Forgave them from afar, get it?
guideme2truth guideme2truth
26-30, F
4 Responses Aug 20, 2014

For most thing but not all. It's rare but some thing are unforgivable.

I guess I can see your point there. What would you say is unforgivable?

I have a story posted about the only thing I, personally will never be able to forgive.

Forgive but don't forget.

i agree

But, isn't forgiving the act of moving past it? You haven't truly forgiven them because you still let what they did play a factor between you and them. Can't blame you of course.

This is just what I think though.

No, I disagree. If you forgive a rapist, would you leave him alone with your child? No, you wouldn't. You probably wouldn't even want them living in your neighborhood. So, did you really forgive them?

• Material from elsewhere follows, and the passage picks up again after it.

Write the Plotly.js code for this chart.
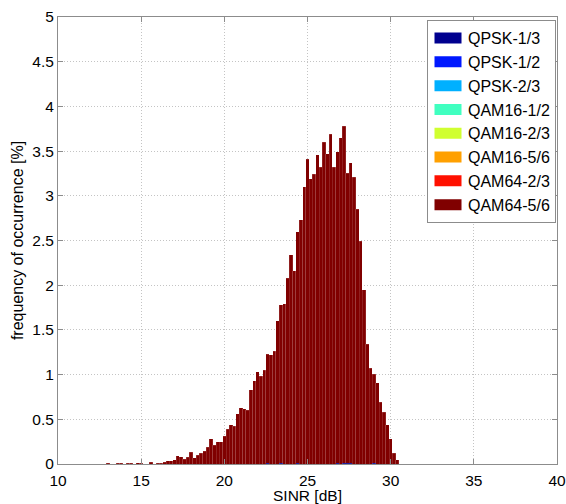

Of course you wouldn't. That's my point. You don't forgive them as long as what they did/do still plays a factor between you and them. In my opinion, if you forgive someone, what they did no longer plays a factor between you and them.

Take this rapist in your example for example. If you forgive him for raping, then the raping will no longer be a factor between you two. If you "forgive" them by accepting it happened, but still let the raping be a factor between you two, I don't call that forgiving, but simply accepting.

Hmmmmmm interesting way of thinking about it. I still disagree. Thank you for the interesting conversation :-)

No problem.

Can you give a more detailed explanation of how you would truly forgive someone who raped you? Would it be to act as if nothing happened? Have dinner with them occasionally? I'm just curious what your thoughts are, thanks :-)

Well, no. Personally I would never be able to forgive someone who raped me. I would eventually accept it and move on, but I could never forgive that person.

Raping me is simply something I could never forgive someone for. I would eventually accept it, meaning I can think about it without invoking (much) emotion and such.

However, if I COULD forgive a rapist, I'd no longer let the rape play a factor, thus treating him like I would treat a regular person so to speak.